BURLINGTON — Our Harmony Club Assistant Director Christine Scott said that the first week she saw the inside of the former Knights of Columbus building, now the new Burlington Senior Center, she knew there was a lot of work to be done.
Fortunately, the center had a lot of volunteers to undertake the project.
“They had tons of people cleaning and painting,” said Scott. “It’s amazing to see all the people come together.”
This week, the new facility at 587 E. State St., opened to the public. Burlington Senior Center Board President Kevin Brierly and General Manager Pat Kendall said after the pipes froze at the Western Racine County Service Center building, 209 N. Main St., after New Year’s, volunteers of all ages pitched in some elbow grease to help get the Knights of Columbus building in shape.

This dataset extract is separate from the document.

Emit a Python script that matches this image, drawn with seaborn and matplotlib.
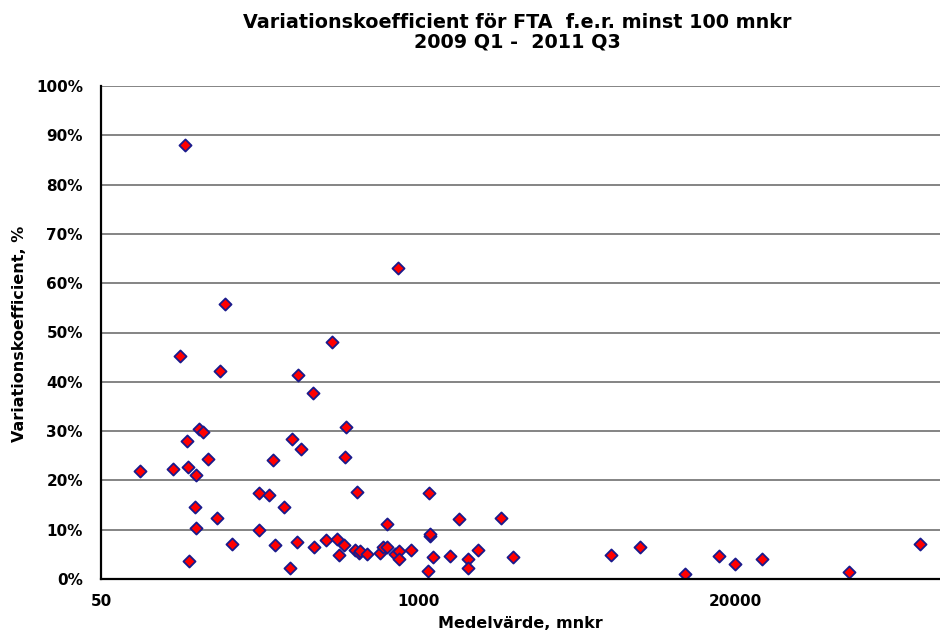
import matplotlib
matplotlib.use("Agg")
from matplotlib import pyplot as plt
from matplotlib.ticker import FixedLocator, NullLocator, FuncFormatter
import pandas as pd
import seaborn as sns

# medelvärde (mnkr) och variationskoefficient (%) per FTA
medelvarde = [72, 99, 105.5, 110.6, 113, 113.8, 114.5, 121, 122.7, 123,
              126, 131.5, 137.5, 150, 154, 162, 172, 222, 223, 244,
              253, 259, 282, 298, 303, 319, 323, 330, 372, 374,
              418, 445, 464, 474, 497, 502, 507, 553, 560, 574,
              578, 619, 698, 716, 744, 744, 807, 826, 836, 836,
              934, 1102, 1106, 1123, 1123, 1156, 1353, 1469, 1600, 1600,
              1758, 2198, 2462, 6180, 8115, 12470, 17245, 20060, 25820, 58750,
              114600]
variationskoeff = [21.9, 22.4, 45.3, 88.1, 27.9, 22.7, 3.7, 14.7, 21.0, 10.4,
                   30.4, 29.9, 24.3, 12.3, 42.1, 55.8, 7.1, 10.0, 17.5, 17.1,
                   24.2, 6.9, 14.7, 2.2, 28.3, 7.6, 41.4, 26.4, 37.8, 6.5,
                   8.0, 48.0, 8.2, 4.8, 6.9, 24.7, 30.8, 5.9, 17.6, 5.2,
                   5.6, 5.1, 5.3, 6.5, 6.4, 11.1, 5.1, 63.0, 5.7, 4.0,
                   5.8, 1.6, 17.5, 8.7, 9.1, 4.5, 4.7, 12.2, 4.1, 2.2,
                   5.8, 12.4, 4.4, 4.8, 6.45, 1.0, 4.6, 3.1, 4.0, 1.4,
                   7.1]

x_ticks = [50, 1000, 20000]
y_ticks = [0, 10, 20, 30, 40, 50, 60, 70, 80, 90, 100]

df = pd.DataFrame({"medel": medelvarde, "cv": variationskoeff})

sns.set_style("white")
plt.rcParams["font.family"] = ["DejaVu Sans"]
plt.rcParams["font.weight"] = "bold"
plt.rcParams["text.color"] = "black"
plt.rcParams["xtick.color"] = "black"
plt.rcParams["ytick.color"] = "black"

fig = plt.figure(figsize=(9.4, 6.41), dpi=100)
# axeln fortsätter förbi bildens högerkant, som i originalet (max 400000)
ax = fig.add_axes([101 / 940, 62 / 641, 951 / 940, 493 / 641])

for y in y_ticks[1:]:
    ax.axhline(y, color="#707070", lw=1.2, zorder=1)

sns.scatterplot(data=df, x="medel", y="cv", marker="D", s=38,
                color="red", edgecolor="#1a1a8c", linewidth=1.3,
                ax=ax, zorder=3, legend=False)

ax.set_xscale("log")
ax.set_xlim(50, 400000)
ax.set_ylim(0, 100)
ax.xaxis.set_major_locator(FixedLocator(x_ticks))
ax.xaxis.set_minor_locator(NullLocator())
ax.xaxis.set_major_formatter(FuncFormatter(lambda v, p: f"{v:.0f}"))
ax.set_yticks(y_ticks)
ax.set_yticklabels([f"{v}%" for v in y_ticks])
ax.tick_params(axis="x", length=0, pad=11, labelsize=11)
ax.tick_params(axis="y", length=4, width=1, direction="out", pad=9, labelsize=11)
ax.set_xlabel("")
ax.set_ylabel("")

for side in ["top", "right"]:
    ax.spines[side].set_visible(False)
for side in ["left", "bottom"]:
    ax.spines[side].set_color("black")
    ax.spines[side].set_linewidth(1.6)
    ax.spines[side].set_zorder(4)

fig.text(517 / 940, 1 - 32 / 641, "Variationskoefficient för FTA  f.e.r. minst 100 mnkr\n2009 Q1 -  2011 Q3",
         ha="center", va="center", fontsize=13.8, fontweight="bold", linespacing=1.0)
fig.text(520 / 940, 1 - 624 / 641, "Medelvärde, mnkr", ha="center", va="center",
         fontsize=11.5, fontweight="bold")
fig.text(20 / 940, 1 - 334 / 641, "Variationskoefficient, %", ha="center", va="center",
         rotation=90, fontsize=11.5, fontweight="bold")

fig.savefig("out.png", dpi=100)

New ceiling panels were donated and installed, plumbing and electricity had to be updated and every wall was given a fresh coat of paint.
Brierly said one 93-year-old donated hours of her time painting the walls.

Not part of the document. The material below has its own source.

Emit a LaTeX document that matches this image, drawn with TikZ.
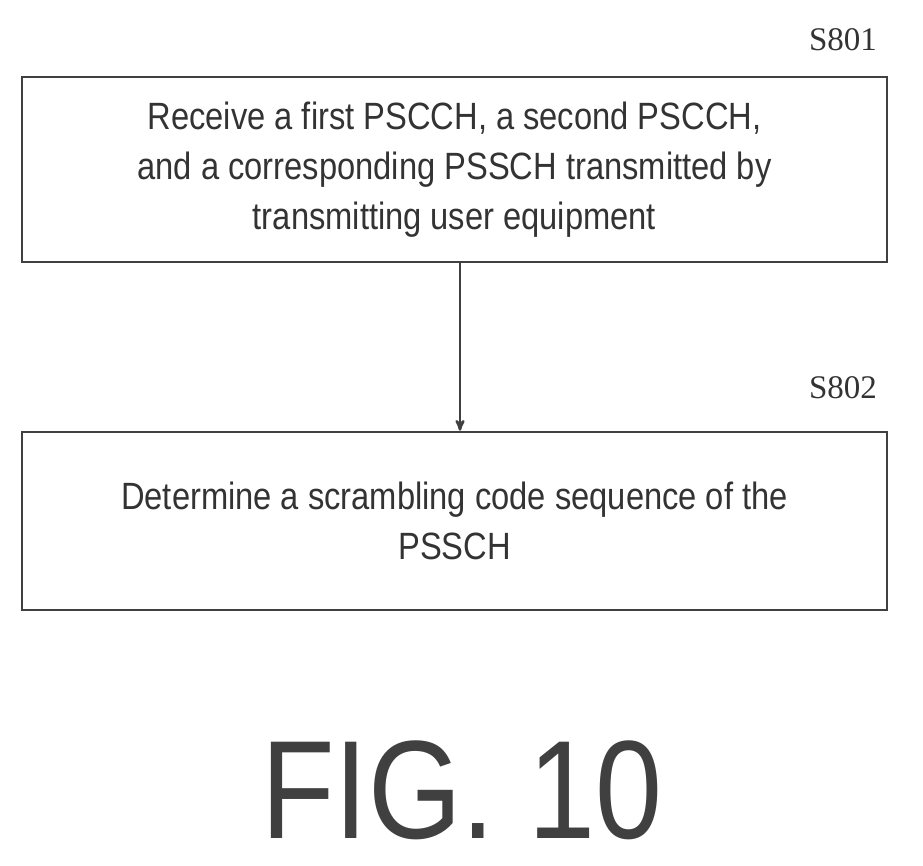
\documentclass[tikz,border=0pt]{standalone}
\usepackage{fontspec}
\setmainfont{Liberation Serif}
\setsansfont{Liberation Sans}
\newfontfamily\narrowsans[FakeStretch=0.86]{Liberation Sans}
\usetikzlibrary{positioning,arrows}
\tikzstyle{stepbox} = [rectangle, draw=black!75, line width=2.5pt, minimum width=865pt, align=center, font=\narrowsans\fontsize{38}{50}\selectfont, text=black!80]
\tikzstyle{steplabel} = [font=\fontsize{33}{36}\selectfont, text=black!80]
\tikzstyle{arrow} = [line width=2.5pt, draw=black!75, ->, >=stealth']
\begin{document}
\begin{tikzpicture}[x=1pt,y=-1pt]
\useasboundingbox (0,0) rectangle (923,866);

\node (s801) [stepbox, minimum height=185pt] at (454.5,169.5) {Receive a first PSCCH, a second PSCCH,\\ and a corresponding PSSCH transmitted by\\ transmitting user equipment};
\node (s802) [stepbox, minimum height=178pt] at (454.5,521) {Determine a scrambling code sequence of the\\ PSSCH};

\node (l801) [steplabel] at (843,40) {S801};
\node (l802) [steplabel] at (843,388) {S802};

%arrows
\draw [arrow] (s801.south -| 460,0) -- (s802.north -| 460,0);

\node (fig) [font=\narrowsans\fontsize{140}{140}\selectfont, text=black!75] at (462,790) {FIG. 10};
\end{tikzpicture}
\end{document}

“Since she couldn’t play cards, she thought she’d come on down,” he said.
Card club christening
This week at the new facility kicked off with Chocolate City Card Club, which had about 20 members come in Tuesday. Bingo, held on the second Thursday of the month, also drew a pretty good crowd. Kendall said they have received quite a few comments about how nice the new space is.
“We love it,” she said.
Brierly said that the location, access and parking are also a big improvement.
With the new building, the center is planning on doing more regular fundraising to cover its rent. The city bought the Knights of Columbus building and is in the process of finalizing the lease.
Kendall has organized quite a few fundraisers, including bus trips, raffles and a sausage sale. Later this month, she has planned a trip to Sheboygan Falls and in March, she’s putting together a bus trip for participants to see “Newsies” at The Fireside Theatre in Fort Atkinson. In fact, Kendall is leaving her position as manager at the end of February in order to devote more time organizing fundraisers.
Other groups relieved
For the other organizations run out of the center, having it reopen is a big relief. Meals on Wheels is resuming its regular food preparation and delivery out of the center’s kitchen. The center is also holding its meal program in the afternoons.
Our Harmony Club, which operates out of the center, provides social day programs for patients with Alzheimer’s or dementia, giving their caretakers a day off. When the county service center went out of commission, Scott reached out to Reineman’s True Value Hardware, owner of the former Chestnut Club building at 165 W. Chestnut St., which Reineman’s uses as a rental space.
Reineman’s volunteered to let Our Harmony use the space until the new Senior Center was up and running. A group of volunteers, including kids from St. Charles Catholic School, helped Our Harmony move in to its temporary space.
Our Harmony Club had its first day at the new Senior Center on Wednesday, and Scott said because of the large layout, it could probably take in four or five more participants.
More programs eyed
Brierly and Kendall are also looking at expanding the center’s programs in the new space. With doors between the larger and smaller spaces, Brierly said the center could easily run two programs at the same time, or just reserve the smaller space for socializing and card playing.
“We’re going to start brainstorming,” said Brierly.
Brierly said he’d like to see more arts and crafts. Kendall said the center has a dartboard and bean bag toss kit that have been sitting in storage.
“We have some things we haven’t used because we haven’t had the space,” said Kendall.
Brierly said when the weather gets warmer, he would like to see a horseshoe toss and other activities set up outside.
“We want to get them out and get them moving,” he said.
The center also planning on holding an open house sometime in April when the weather is warmer.